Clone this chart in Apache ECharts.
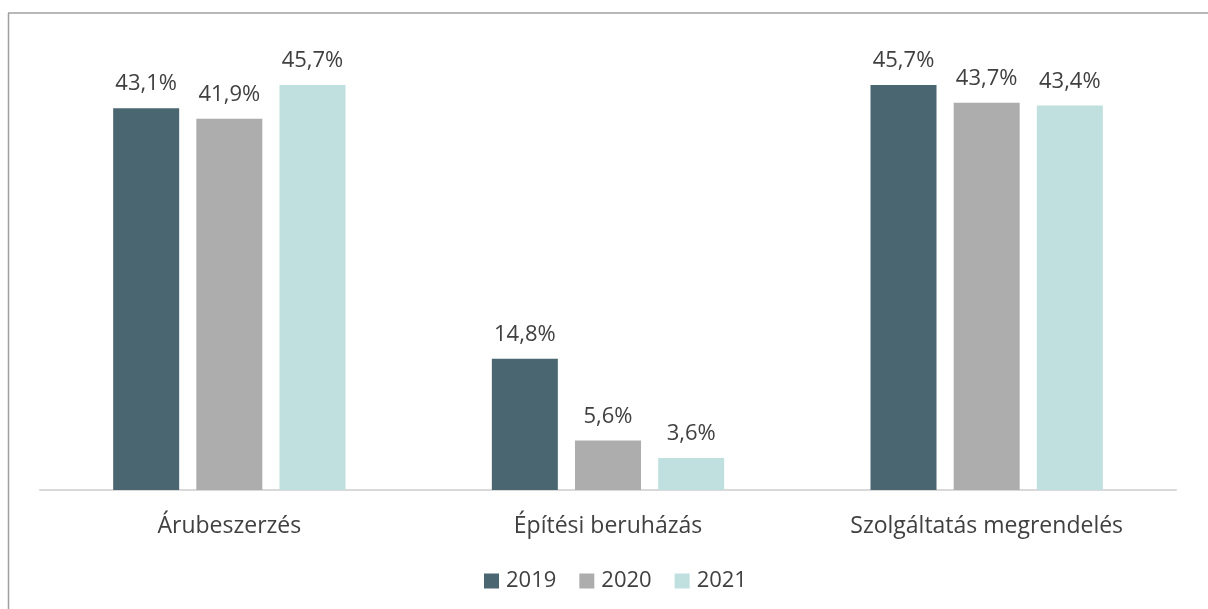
<!DOCTYPE html>
<html>
<head>
<meta charset="utf-8">
<script src="https://cdn.jsdelivr.net/npm/echarts@6/dist/echarts.min.js"></script>
<style>
html,body{margin:0;padding:0;background:#fff;}
#chart{width:1208px;height:609px;}
</style>
</head>
<body>
<div id="chart"></div>
<script>
const categories = ['Árubeszerzés', 'Építési beruházás', 'Szolgáltatás megrendelés'];
const seriesNames = ['2019', '2020', '2021'];
const values2019 = [43.1, 14.8, 45.7];
const values2020 = [41.9, 5.6, 43.7];
const values2021 = [45.7, 3.6, 43.4];
const colors = ['#4a6670', '#adadad', '#c0e0e0'];

const FONT = 'Open Sans';
const TXT = '#404040';
const dataSets = [values2019, values2020, values2021];

const chart = echarts.init(document.getElementById('chart'), null, {renderer: 'canvas'});
chart.setOption({
  animation: false,
  backgroundColor: '#fff',
  textStyle: {fontFamily: FONT},
  grid: {left: 40, right: 32, top: 47, bottom: 119, containLabel: false},
  legend: {
    data: seriesNames,
    left: 479,
    top: 565,
    itemWidth: 15,
    itemHeight: 15,
    itemGap: 23,
    icon: 'rect',
    textStyle: {fontFamily: FONT, fontSize: 22, color: TXT, padding: [0, 0, 0, 2]}
  },
  xAxis: {
    type: 'category',
    data: categories,
    axisLine: {lineStyle: {color: '#d9d9d9', width: 2}},
    axisTick: {show: false},
    axisLabel: {fontFamily: FONT, fontSize: 23, color: TXT, margin: 25}
  },
  yAxis: {
    type: 'value',
    min: 0,
    max: 50,
    show: false,
    splitLine: {show: false}
  },
  series: seriesNames.map((name, i) => ({
    name: name,
    type: 'bar',
    data: dataSets[i],
    barWidth: 66,
    barGap: '26%',
    itemStyle: {color: colors[i]},
    label: {
      show: true,
      position: 'top',
      distance: 13,
      fontFamily: FONT,
      fontSize: 22,
      color: TXT,
      formatter: p => p.value.toFixed(1).replace('.', ',') + '%'
    }
  })),
  graphic: [
    {type: 'line', shape: {x1: 8, y1: 13, x2: 1208, y2: 13}, style: {stroke: '#a0a0a0', lineWidth: 1.5}},
    {type: 'line', shape: {x1: 8.5, y1: 13, x2: 8.5, y2: 609}, style: {stroke: '#a0a0a0', lineWidth: 1.5}}
  ]
});
</script>
</body>
</html>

###

Task to complete:
Starting at the top of the listing above, please restate word for word each line up to and including the one that holds "const colors = ['#4a6670', '#adadad', '#c0e0e0'];", omitting every image.

Solution for this exercise:
Clone this chart in Apache ECharts.
<!DOCTYPE html>
<html>
<head>
<meta charset="utf-8">
<script src="https://cdn.jsdelivr.net/npm/echarts@6/dist/echarts.min.js"></script>
<style>
html,body{margin:0;padding:0;background:#fff;}
#chart{width:1208px;height:609px;}
</style>
</head>
<body>
<div id="chart"></div>
<script>
const categories = ['Árubeszerzés', 'Építési beruházás', 'Szolgáltatás megrendelés'];
const seriesNames = ['2019', '2020', '2021'];
const values2019 = [43.1, 14.8, 45.7];
const values2020 = [41.9, 5.6, 43.7];
const values2021 = [45.7, 3.6, 43.4];
const colors = ['#4a6670', '#adadad', '#c0e0e0'];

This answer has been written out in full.